Johnson, speaking at a news conference earlier in the day, suggested that after Israel is “taken care of,” lawmakers would “deal” with the other issues. “We have to deal with these measures independently and separately. I think they merit that,” he told reporters.

The negotiated Senate proposal did not contain “real border security reform,” he said, “and so that’s why it’s a nonstarter. They did not fulfill the requirements and the needs of the country.”

Support for Israel has remained strong on Capitol Hill despite growing angst among progressive Democratic voters as the death toll in Gaza has surpassed 27,000 — mostly women and children, according to local health officials — and Israel has hindered Palestinians’ access to food, water and medicine.

The Israel-only bill marks the second Republican attempt in two months to split the assistance for America’s closest Mideast ally from Biden’s larger supplemental funding request.

Some of Israel’s most vocal Democratic backers, including Rep. Jared Moskowitz (D-Fla.), signaled they would vote in favor of the bill despite their support for the larger national security package, because, as Moskowitz explained in an interview, Congress has proven too “chaotic” and “unpredictable” to count on it passing much else. “I think there’s a plausible scenario that if this dies, everything is dead,” he said earlier in the day, referring to the money sought for Ukraine aid and border security.

Ahead of the vote, dozens of lawmakers, including Democratic leaders and members of the ultraconservative House Freedom Caucus, said they would reject the bill.

“We are prepared to support any serious, bipartisan effort in connection with the special relationship between the United States and Israel,” House Minority Leader Hakeem Jeffries (N.Y.), Democratic whip Katherine Clark (Mass.), and Democratic Caucus Chair Pete Aguilar (Calif.) wrote in a “Dear Colleague” memo Tuesday ahead of the vote.

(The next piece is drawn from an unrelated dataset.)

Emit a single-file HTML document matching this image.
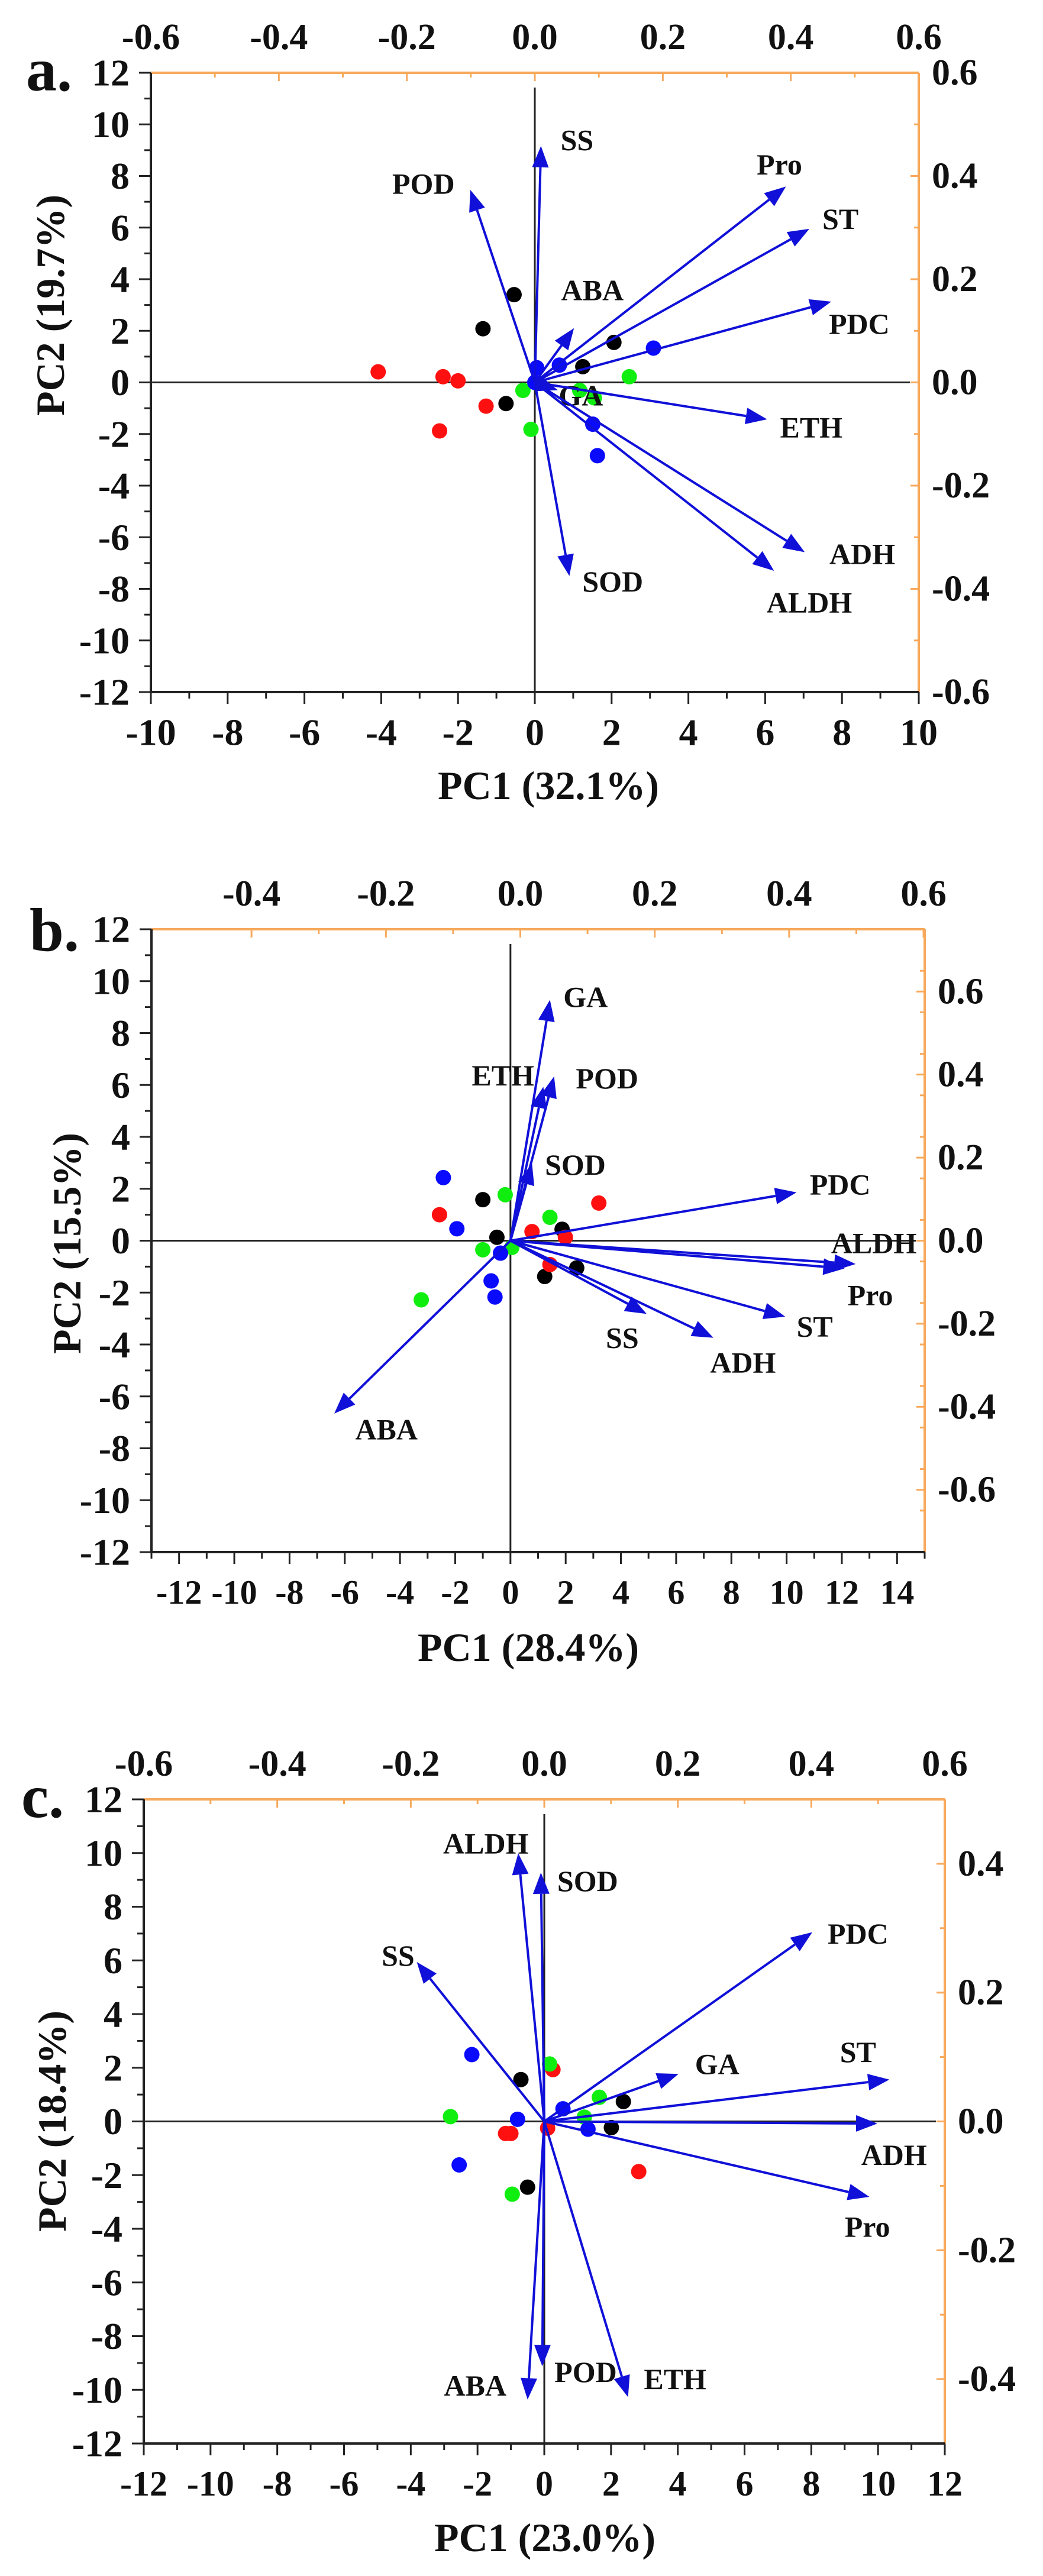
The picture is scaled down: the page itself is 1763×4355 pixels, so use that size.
<!DOCTYPE html>
<html><head><meta charset="utf-8"><style>
html,body{margin:0;padding:0;background:#fff;}
svg{display:block;}
text{font-family:"Liberation Serif","Times New Roman",serif;font-weight:bold;fill:#111;}
</style></head><body>
<svg id="chart" width="1763" height="4355" viewBox="0 0 1763 4355" font-family="Liberation Serif, serif" font-weight="bold" xmlns="http://www.w3.org/2000/svg"></svg>
<script>
// ===== Panel a data =====
const aVars = ["SS","POD","Pro","ST","PDC","ABA","GA","ETH","ADH","ALDH","SOD"];
const aVarX = [0.16,-1.68,6.54,7.15,7.72,1.02,0.6,6.05,7.03,6.23,0.9];
const aVarY = [9.16,7.46,7.59,5.95,3.13,2.1,-0.3,-1.43,-6.58,-7.3,-7.5];
const aLabX = [1.1,-2.9,6.37,7.96,8.45,1.5,1.2,7.2,8.53,7.15,2.03];
const aLabY = [9.4,7.7,8.45,6.34,2.27,3.58,-0.5,-1.74,-6.65,-8.53,-7.71];
const aBlackX = [-0.54,-1.35,2.06,1.25,-0.75];
const aBlackY = [3.4,2.08,1.55,0.61,-0.82];
const aRedX = [-4.08,-2.39,-2.0,-1.27,-2.48];
const aRedY = [0.41,0.22,0.06,-0.92,-1.88];
const aBlueX = [3.09,0.64,0.05,0.0,1.51,1.63];
const aBlueY = [1.33,0.67,0.57,0.0,-1.62,-2.84];
const aGreenX = [2.46,-0.31,1.17,1.55,-0.1];
const aGreenY = [0.22,-0.31,-0.31,-0.6,-1.82];
const aBottomTicks = [-10,-8,-6,-4,-2,0,2,4,6,8,10];
const aLeftTicks = [-12,-10,-8,-6,-4,-2,0,2,4,6,8,10,12];
const aTopTicks = ["-0.6","-0.4","-0.2","0.0","0.2","0.4","0.6"];
const aRightTicks = ["-0.6","-0.4","-0.2","0.0","0.2","0.4","0.6"];

// ===== Panel b data =====
const bVars = ["GA","POD","ETH","SOD","PDC","ALDH","Pro","ST","ADH","SS","ABA"];
const bVarX = [1.43,1.58,1.19,0.78,10.36,12.5,12.1,9.95,7.35,4.93,-6.38];
const bVarY = [9.28,6.33,5.93,2.98,1.86,-0.9,-1.07,-2.93,-3.74,-2.82,-6.66];
const bLabX = [2.72,3.5,-0.27,2.35,11.94,13.16,13.03,11.02,8.42,4.05,-4.49];
const bLabY = [9.39,6.26,6.37,2.93,2.17,-0.09,-2.1,-3.31,-4.69,-3.74,-7.27];
const bBlackX = [-1.0,-0.49,1.87,2.4,1.24];
const bBlackY = [1.58,0.13,0.44,-1.05,-1.38];
const bRedX = [-2.57,3.2,0.78,1.99,1.43];
const bRedY = [1.0,1.45,0.35,0.13,-0.92];
const bBlueX = [-2.43,-1.94,-0.36,-0.7,-0.56];
const bBlueY = [2.43,0.46,-0.48,-1.55,-2.17];
const bGreenX = [-0.19,1.43,-1.0,0.05,-3.23];
const bGreenY = [1.77,0.9,-0.35,-0.26,-2.28];
const bBottomTicks = [-12,-10,-8,-6,-4,-2,0,2,4,6,8,10,12,14];
const bLeftTicks = [-12,-10,-8,-6,-4,-2,0,2,4,6,8,10,12];
const bTopTicks = ["-0.4","-0.2","0.0","0.2","0.4","0.6"];
const bRightTicks = ["-0.6","-0.4","-0.2","0.0","0.2","0.4","0.6"];

// ===== Panel c data =====
const cVars = ["ALDH","SOD","SS","PDC","GA","ST","ADH","Pro","ABA","POD","ETH"];
const cVarX = [-0.78,-0.1,-3.82,8.03,4.02,10.34,9.98,9.74,-0.5,-0.06,2.51];
const cVarY = [9.99,9.27,5.94,7.05,1.77,1.56,-0.08,-2.81,-10.36,-9.12,-10.27];
const cLabX = [-1.75,1.3,-4.38,9.4,5.18,9.4,10.48,9.68,-2.07,1.24,3.92];
const cLabY = [10.36,8.96,6.18,7.0,2.14,2.59,-1.25,-3.92,-9.84,-9.33,-9.6];
const cBlackX = [-0.7,2.37,2.01,-0.5];
const cBlackY = [1.56,0.74,-0.23,-2.45];
const cRedX = [0.26,-1.16,-1.0,0.1,2.83];
const cRedY = [1.93,-0.45,-0.45,-0.25,-1.87];
const cBlueX = [-2.17,-0.8,0.56,1.31,-2.55];
const cBlueY = [2.49,0.08,0.47,-0.29,-1.62];
const cGreenX = [0.16,1.65,-2.81,1.2,-0.96];
const cGreenY = [2.14,0.9,0.18,0.16,-2.71];
const cBottomTicks = [-12,-10,-8,-6,-4,-2,0,2,4,6,8,10,12];
const cLeftTicks = [-12,-10,-8,-6,-4,-2,0,2,4,6,8,10,12];
const cTopTicks = ["-0.6","-0.4","-0.2","0.0","0.2","0.4","0.6"];
const cRightTicks = ["-0.4","-0.2","0.0","0.2","0.4"];

const NS = "http://www.w3.org/2000/svg";
const svg = document.getElementById("chart");
function mk(tag, attrs, parent){
  const e = document.createElementNS(NS, tag);
  for (const k in attrs) e.setAttribute(k, attrs[k]);
  (parent||svg).appendChild(e);
  return e;
}
const ORANGE = "#f7a95c", BLUE = "#1010d8";

function panel(cfg){
  const g = mk("g", {});
  
  
  const {L,R,T,B,x0,x1,y0,y1,t0,t1,r0,r1} = cfg;
  const sx = v => L + (v - x0) / (x1 - x0) * (R - L);
  const sy = v => B - (v - y0) / (y1 - y0) * (B - T);
  const tx = v => L + (v - t0) / (t1 - t0) * (R - L);
  const ry = v => B - (v - r0) / (r1 - r0) * (B - T);

  const top = mk("line", {x1:L, y1:T, x2:R, y2:T, stroke:ORANGE, "stroke-width":4}, g);
  
  
  const right = mk("line", {x1:R, y1:T, x2:R, y2:B, stroke:ORANGE, "stroke-width":4}, g);
  
  
  cfg.topTicks.forEach((s,i) => {
    const v = parseFloat(s), x = tx(v);
    mk("line", {x1:x, y1:T, x2:x, y2:T+14, stroke:ORANGE, "stroke-width":3}, g);
    const t = mk("text", {x:x, y:T-60, "font-size":62, "text-anchor":"middle", "dominant-baseline":"central"}, g);
    t.textContent = s;
    
    
    if (i < cfg.topTicks.length - 1) {
      const xm = tx(v + (parseFloat(cfg.topTicks[1]) - parseFloat(cfg.topTicks[0]))/2);
      mk("line", {x1:xm, y1:T, x2:xm, y2:T+8, stroke:ORANGE, "stroke-width":3}, g);
    }
  });
  cfg.rightTicks.forEach((s,i) => {
    const v = parseFloat(s), y = ry(v);
    mk("line", {x1:R, y1:y, x2:R-14, y2:y, stroke:ORANGE, "stroke-width":3}, g);
    const t = mk("text", {x:R+22, y:y, "font-size":62, "text-anchor":"start", "dominant-baseline":"central"}, g);
    t.textContent = s;
    
    
  });
  for (let v = r0; v <= r1 + 1e-9; v += 0.1) {
    const y = ry(v);
    mk("line", {x1:R, y1:y, x2:R-8, y2:y, stroke:ORANGE, "stroke-width":3}, g);
  }

  const la = mk("line", {x1:L, y1:T, x2:L, y2:B+2, stroke:"#222", "stroke-width":4}, g);
  
  
  const ba = mk("line", {x1:L-2, y1:B, x2:R, y2:B, stroke:"#222", "stroke-width":4}, g);
  
  
  cfg.leftTicks.forEach(v => {
    const y = sy(v);
    mk("line", {x1:L, y1:y, x2:L-20, y2:y, stroke:"#222", "stroke-width":3}, g);
    const t = mk("text", {x:L-36, y:y, "font-size":64, "text-anchor":"end", "dominant-baseline":"central"}, g);
    t.textContent = v;
    
    
    if (v < y1) mk("line", {x1:L, y1:sy(v+1), x2:L-11, y2:sy(v+1), stroke:"#222", "stroke-width":3}, g);
  });
  cfg.bottomTicks.forEach(v => {
    const x = sx(v);
    mk("line", {x1:x, y1:B, x2:x, y2:B+20, stroke:"#222", "stroke-width":3}, g);
    const t = mk("text", {x:x, y:B+68, "font-size":cfg.bfs||64, "text-anchor":"middle", "dominant-baseline":"central"}, g);
    t.textContent = v;
    
    
  });
  for (let v = Math.ceil(x0); v <= x1; v++) {
    if (v % 2 !== 0) mk("line", {x1:sx(v), y1:B, x2:sx(v), y2:B+11, stroke:"#222", "stroke-width":3}, g);
  }

  const zh = mk("line", {x1:L, y1:sy(0), x2:R-15, y2:sy(0), stroke:"#222", "stroke-width":3}, g);
  
  
  const zv = mk("line", {x1:sx(0), y1:T+25, x2:sx(0), y2:B, stroke:"#222", "stroke-width":3}, g);
  
  

  const groups = [[cfg.blackX,cfg.blackY,"#000000","black"],[cfg.redX,cfg.redY,"#ff1010","red"],[cfg.greenX,cfg.greenY,"#10ee10","green"],[cfg.blueX,cfg.blueY,"#0a0aff","blue"]];
  groups.forEach(([xs,ys,col,nm]) => {
    xs.forEach((v,i) => {
      const c = mk("circle", {cx:sx(v), cy:sy(ys[i]), r:13, fill:col}, g);
      
      
    });
  });

  const ox = sx(0), oy = sy(0);
  cfg.vars.forEach((name,i) => {
    const ex = sx(cfg.varX[i]), ey = sy(cfg.varY[i]);
    const dx = ex-ox, dy = ey-oy, len = Math.hypot(dx,dy)||1;
    const ux = dx/len, uy = dy/len, hl = 36, hw = 14;
    const bx = ex-ux*hl, by = ey-uy*hl;
    const ln = mk("line", {x1:ox, y1:oy, x2:bx, y2:by, stroke:BLUE, "stroke-width":4}, g);
    
    
    const hd = mk("polygon", {points:`${ex},${ey} ${bx-uy*hw},${by+ux*hw} ${bx+uy*hw},${by-ux*hw}`, fill:BLUE}, g);
    
    
    const t = mk("text", {x:sx(cfg.labX[i]), y:sy(cfg.labY[i]), "font-size":50, "text-anchor":"middle", "dominant-baseline":"central"}, g);
    t.textContent = name;
    
    
  });

  const xt = mk("text", {x:cfg.xtX, y:cfg.xtY, "font-size":68, "text-anchor":"middle", "dominant-baseline":"central"}, g);
  xt.textContent = cfg.xTitle;
  
  
  const yt = mk("text", {x:0, y:0, "font-size":68, "text-anchor":"middle", "dominant-baseline":"central", transform:`translate(${cfg.ytX},${cfg.ytY}) rotate(-90)`}, g);
  yt.textContent = cfg.yTitle;
  
  
  const pl = mk("text", {x:cfg.plX, y:cfg.plY, "font-size":104, "text-anchor":"start"}, g);
  pl.textContent = cfg.letter;
  
  
}

panel({id:"a", L:255,R:1553,T:123,B:1170, x0:-10,x1:10,y0:-12,y1:12, t0:-0.6,t1:0.6, r0:-0.6,r1:0.6,
  topTicks:aTopTicks, rightTicks:aRightTicks, leftTicks:aLeftTicks, bottomTicks:aBottomTicks,
  vars:aVars, varX:aVarX, varY:aVarY, labX:aLabX, labY:aLabY,
  blackX:aBlackX, blackY:aBlackY, redX:aRedX, redY:aRedY, blueX:aBlueX, blueY:aBlueY, greenX:aGreenX, greenY:aGreenY,
  xTitle:"PC1 (32.1%)", yTitle:"PC2 (19.7%)", xtX:927, xtY:1328, ytX:85, ytY:516, letter:"a.", plX:44, plY:153});

panel({id:"b", L:256,R:1563,T:1571,B:2624, x0:-13,x1:15,y0:-12,y1:12, t0:-0.5489,t1:0.6017, r0:-0.75,r1:0.75,
  topTicks:bTopTicks, rightTicks:bRightTicks, leftTicks:bLeftTicks, bottomTicks:bBottomTicks, bfs:58,
  vars:bVars, varX:bVarX, varY:bVarY, labX:bLabX, labY:bLabY,
  blackX:bBlackX, blackY:bBlackY, redX:bRedX, redY:bRedY, blueX:bBlueX, blueY:bBlueY, greenX:bGreenX, greenY:bGreenY,
  xTitle:"PC1 (28.4%)", yTitle:"PC2 (15.5%)", xtX:893, xtY:2785, ytX:113, ytY:2102, letter:"b.", plX:50, plY:1607});

panel({id:"c", L:243,R:1597,T:3042,B:4131, x0:-12,x1:12,y0:-12,y1:12, t0:-0.6,t1:0.6, r0:-0.5,r1:0.5,
  topTicks:cTopTicks, rightTicks:cRightTicks, leftTicks:cLeftTicks, bottomTicks:cBottomTicks, bfs:60,
  vars:cVars, varX:cVarX, varY:cVarY, labX:cLabX, labY:cLabY,
  blackX:cBlackX, blackY:cBlackY, redX:cRedX, redY:cRedY, blueX:cBlueX, blueY:cBlueY, greenX:cGreenX, greenY:cGreenY,
  xTitle:"PC1 (23.0%)", yTitle:"PC2 (18.4%)", xtX:921, xtY:4290, ytX:88, ytY:3586, letter:"c.", plX:36, plY:3072});
</script>
</body></html>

But the stand-alone legislation “is not being offered in good faith,” they said. “Rather, it is a nakedly obvious and cynical attempt by MAGA extremists to undermine the possibility of a comprehensive, bipartisan funding package that addresses America’s national security challenges in the Middle East, Ukraine, the Indo-Pacific region and throughout the world.”

It’s unclear how lawmakers will proceed.

National security experts and Ukraine advocates on Capitol Hill have warned for months that fresh military assistance for Kyiv is perhaps the most critical priority contained in the emergency spending package Biden proposed months ago. It is also the most endangered, as more Republican lawmakers cite skeptical voters for their fading willingness to help the embattled former Soviet republic.

Lawmakers from both parties also have long complained about America’s immigration system, with the Senate-brokered deal representing one of the most significant bipartisan reform efforts in decades.

On Tuesday, Senate Minority Leader Mitch McConnell (R-Ky.) said the Republican conference had concluded there was “no real chance here” to turn the larger national security bill with its negotiated border deal into law, given Johnson’s opposition. In a startling pivot, McConnell and several other Senate Republicans — who said weeks ago that they would not approve Ukraine aid and other national security funding without a border deal — suggested instead that they might proceed with a bill to aid Israel, Ukraine and Taiwan but that now excludes border provisions.

Several other Republicans, including Sens. Lindsey O. Graham (S.C.) and Todd Young (Ind.) also voiced support for the idea.

McConnell said it was up to Senate Majority Leader Charles E. Schumer (D-N.Y.) to decide how to “repackage” the Senate bill after the vote on it likely fails Wednesday.

Schumer did not directly rule out the proposal, but said Democrats were angry and frustrated with Republicans’ about-face on a deal the GOP had explicitly requested. Johnson, too, initially opposed the idea of moving on Ukraine funding without significant reforms to border policy.

“They just don’t have the backbone, the guts, the spine to resist the blandishments of Trump, even when they know he’s wrong,” Schumer said at a news conference Tuesday.